>> begin Dataset rows
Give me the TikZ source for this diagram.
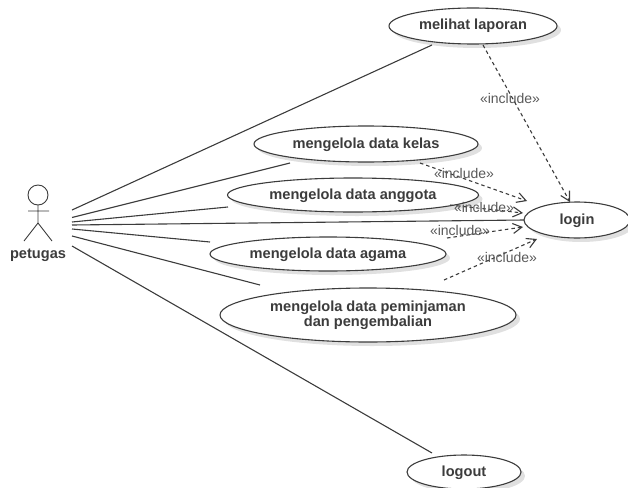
\documentclass[tikz,border=0pt]{standalone}
\usepackage{fontspec}
\setmainfont{Liberation Sans}
\usetikzlibrary{shapes.geometric,arrows.meta,calc,shadows}
\definecolor{ink}{HTML}{3C3C3C}
\newcommand{\lowered}[1]{\raisebox{-4pt}[0pt][0pt]{#1}}
\tikzset{
  x=1pt,y=-1pt,
  usecase/.style={ellipse,draw=ink,line width=1.1pt,fill=white,inner sep=0pt,outer sep=0pt,
    font=\fontsize{14.6}{13}\selectfont\bfseries,text=ink,align=center,
    drop shadow={shadow xshift=4pt,shadow yshift=-4pt,fill=black!12,opacity=1}},
  assoc/.style={draw=ink,line width=1.1pt},
  incl/.style={draw=ink,line width=1.1pt,dash pattern=on 3.5pt off 3pt,-{Straight Barb[length=9pt,width=10pt,line width=1.1pt]}},
  stereo/.style={font=\fontsize{14}{14}\selectfont,text=ink!85,inner sep=0pt},
  actorline/.style={draw=ink,line width=0.9pt}
}
\begin{document}
\begin{tikzpicture}
\useasboundingbox (0,0) rectangle (628,487);
% use cases
\node[usecase,minimum width=168pt,minimum height=36pt] (laporan) at (473,26) {\lowered{melihat laporan}};
\node[usecase,minimum width=224pt,minimum height=36pt] (kelas) at (366,144) {\lowered{mengelola data kelas}};
\node[usecase,minimum width=251pt,minimum height=34pt] (anggota) at (353,195) {\lowered{mengelola data anggota}};
\node[usecase,minimum width=236pt,minimum height=34pt] (agama) at (328,254) {\lowered{mengelola data agama}};
\node[usecase,minimum width=296pt,minimum height=54pt] (pinjam) at (368,315) {mengelola data peminjaman\\dan pengembalian};
\node[usecase,minimum width=106pt,minimum height=36pt] (login) at (577,220) {\lowered{login}};
\node[usecase,minimum width=114pt,minimum height=34pt] (logout) at (464,472) {\lowered{logout}};
% actor
\node[circle,draw=ink,line width=0.9pt,minimum size=20pt,inner sep=0pt,outer sep=0pt] (head) at (38,195) {};
\coordinate (hip) at (38,223);
\coordinate (armL) at (28,211);
\coordinate (armR) at (49,211);
\coordinate (legL) at (24,241);
\coordinate (legR) at (52,241);
\draw[actorline] (head.south) -- (hip) (armL) -- (armR) (legL) -- (hip) -- (legR);
\node[font=\fontsize{14.6}{14}\selectfont\bfseries,text=ink,inner sep=0pt] (petugas) at (38,255) {petugas};
% association start points
\coordinate (s1) at (72,210);
\coordinate (s2) at (72,217.5);
\coordinate (s3) at (72,222);
\coordinate (s4) at (72,225);
\coordinate (s5) at (72,229);
\coordinate (s6) at (72,236);
\coordinate (s7) at (72,246);
\draw[assoc] (s1) -- ($(laporan)+(-41,19)$);
\draw[assoc] (s2) -- ($(kelas)+(-76,19)$);
\draw[assoc] (s3) -- ($(anggota)+(-125,12)$);
\draw[assoc] (s4) -- (login.west);
\draw[assoc] (s5) -- ($(agama)+(-118,-12)$);
\draw[assoc] (s6) -- ($(pinjam)+(-108,-30)$);
\draw[assoc] (s7) -- ($(logout)+(-32,-19)$);
% includes
\draw[incl] ($(laporan)+(10,19)$) -- ($(login)+(-7,-18)$);
\draw[incl] ($(kelas)+(54,19)$) -- ($(login)+(-50,-19)$);
\draw[incl] ($(anggota)+(97,10)$) -- ($(login)+(-54,-7)$);
\draw[incl] ($(agama)+(119,-16)$) -- ($(login)+(-54,7)$);
\draw[incl] ($(pinjam)+(76,-35)$) -- ($(login)+(-40,19)$);
\node[stereo] (i1) at (510,98) {«include»};
\node[stereo] (i2) at (464,173) {«include»};
\node[stereo] (i3) at (484,207) {«include»};
\node[stereo] (i4) at (460,230) {«include»};
\node[stereo] (i5) at (507,257) {«include»};
\end{tikzpicture}
\end{document}
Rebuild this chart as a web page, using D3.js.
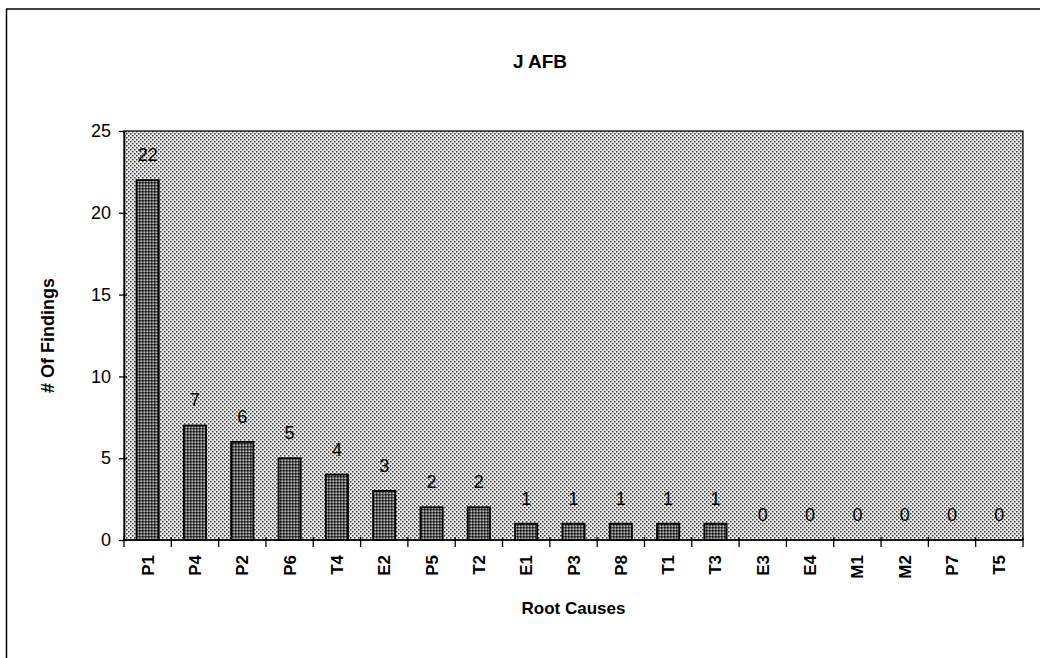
<!doctype html>
<html lang="en">
<head>
  <title>J AFB</title>
  <script src="https://d3js.org/d3.v7.min.js"></script>
  <style>
    body { margin: 0px; background: #fff; }
    text { font-family: "Liberation Sans", Arial, sans-serif; fill: #000; }
  </style>
</head>
<body>
    <div id="container"></div>

    <script>
        // chart data
        var causes = ["P1", "P4", "P2", "P6", "T4", "E2", "P5", "T2", "E1", "P3", "P8", "T1", "T3", "E3", "E4", "M1", "M2", "P7", "T5"];
        var findings = [22, 7, 6, 5, 4, 3, 2, 2, 1, 1, 1, 1, 1, 0, 0, 0, 0, 0, 0];
        var yTicks = [0, 5, 10, 15, 20, 25];

        var data = causes.map(function(c, i) { return { cause: c, value: findings[i] }; });

        var W = 1040, H = 658;
        var margin = { top: 131, right: 17, bottom: 118, left: 124 },
            width = W - margin.left - margin.right,
            height = H - margin.top - margin.bottom;

        var svg = d3.select('div#container').append('svg')
            .attr('width', W)
            .attr('height', H);

        // stipple patterns
        var defs = svg.append('defs');
        var bgPat = defs.append('pattern')
            .attr('id', 'bgdots').attr('patternUnits', 'userSpaceOnUse')
            .attr('width', 4).attr('height', 4);
        bgPat.append('rect').attr('width', 4).attr('height', 4).attr('fill', '#ececec');
        bgPat.append('rect').attr('x', 0).attr('y', 0).attr('width', 1.5).attr('height', 1.5).attr('fill', '#333');
        bgPat.append('rect').attr('x', 2).attr('y', 2).attr('width', 1.5).attr('height', 1.5).attr('fill', '#333');

        var barPat = defs.append('pattern')
            .attr('id', 'bardots').attr('patternUnits', 'userSpaceOnUse')
            .attr('width', 3).attr('height', 3);
        barPat.append('rect').attr('width', 3).attr('height', 3).attr('fill', '#555');
        barPat.append('rect').attr('x', 0).attr('y', 0).attr('width', 1.5).attr('height', 1.5).attr('fill', '#111');
        barPat.append('rect').attr('x', 1.5).attr('y', 1.5).attr('width', 1.5).attr('height', 1.5).attr('fill', '#bbb');

        // outer frame (top and left edges)
        svg.append('line').attr('x1', 6).attr('x2', W).attr('y1', 9).attr('y2', 9)
            .attr('stroke', '#000').attr('stroke-width', 1.5);
        svg.append('line').attr('x1', 6.5).attr('x2', 6.5).attr('y1', 9).attr('y2', H)
            .attr('stroke', '#000').attr('stroke-width', 1.5);

        var g = svg.append('g')
            .attr('transform', 'translate(' + margin.left + ',' + margin.top + ')');

        // scales
        var x = d3.scaleBand()
            .domain(causes)
            .range([0, width])
            .paddingInner(0.53)
            .paddingOuter(0.265);
        var y = d3.scaleLinear()
            .domain([0, 25])
            .range([height, 0]);

        // plot area
        g.append('rect')
            .attr('width', width).attr('height', height)
            .attr('fill', 'url(#bgdots)')
            .attr('stroke', '#000').attr('stroke-width', 1.2);

        // bars
        g.selectAll('rect.bar')
            .data(data)
            .enter()
            .append('rect')
            .attr('class', 'bar')
            .attr('x', function(d) { return x(d.cause); })
            .attr('y', function(d) { return y(d.value); })
            .attr('width', x.bandwidth())
            .attr('height', function(d) { return height - y(d.value); })
            .attr('fill', 'url(#bardots)')
            .attr('stroke', '#000').attr('stroke-width', 1.8)
            .style('display', function(d) { return d.value > 0 ? null : 'none'; });

        // value labels
        g.selectAll('text.val')
            .data(data)
            .enter()
            .append('text')
            .attr('class', 'val')
            .attr('x', function(d) { return x(d.cause) + x.bandwidth() / 2; })
            .attr('y', function(d) { return y(d.value) - 19; })
            .attr('text-anchor', 'middle')
            .style('font-size', '18px')
            .text(function(d) { return d.value; });

        // y axis
        var yAxis = g.append('g')
            .call(d3.axisLeft(y).tickValues(yTicks).tickSize(0).tickPadding(13));
        yAxis.select('.domain').attr('stroke', '#000').attr('stroke-width', 1.5);
        yAxis.selectAll('.tick text').style('font-size', '18px').attr('fill', '#000');
        yAxis.selectAll('.tick').append('line')
            .attr('x1', -5).attr('x2', 3).attr('stroke', '#000').attr('stroke-width', 1.3);

        // x axis: ticks at band boundaries
        var bounds = d3.range(causes.length + 1).map(function(i) { return i * width / causes.length; });
        var xAxis = g.append('g').attr('transform', 'translate(0,' + height + ')');
        xAxis.append('line').attr('x1', 0).attr('x2', width).attr('stroke', '#000').attr('stroke-width', 1.5);
        xAxis.selectAll('line.tk')
            .data(bounds)
            .enter()
            .append('line')
            .attr('class', 'tk')
            .attr('x1', function(d) { return d; }).attr('x2', function(d) { return d; })
            .attr('y1', -3).attr('y2', 7)
            .attr('stroke', '#000').attr('stroke-width', 1.3);
        xAxis.selectAll('text.lab')
            .data(causes)
            .enter()
            .append('text')
            .attr('class', 'lab')
            .attr('transform', function(d) { return 'translate(' + (x(d) + x.bandwidth() / 2 + 6) + ',15) rotate(-90)'; })
            .attr('text-anchor', 'end')
            .style('font-size', '17px').style('font-weight', 'bold')
            .text(function(d) { return d; });

        // title and axis titles
        svg.append('text')
            .attr('x', 540).attr('y', 68)
            .attr('text-anchor', 'middle')
            .style('font-size', '19px').style('font-weight', 'bold')
            .text('J AFB');
        svg.append('text')
            .attr('transform', 'translate(54,' + (margin.top + height / 2) + ') rotate(-90)')
            .attr('text-anchor', 'middle')
            .style('font-size', '18px').style('font-weight', 'bold')
            .text('# Of Findings');
        svg.append('text')
            .attr('x', margin.left + width / 2).attr('y', 614)
            .attr('text-anchor', 'middle')
            .style('font-size', '17px').style('font-weight', 'bold')
            .text('Root Causes');
    </script>
</body>
</html>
>> end Dataset rows
== Requirements ==
Go through the entries and return each line where the word "chart" appears.

== Output of the exercise ==
Rebuild this chart as a web page, using D3.js.
        // chart data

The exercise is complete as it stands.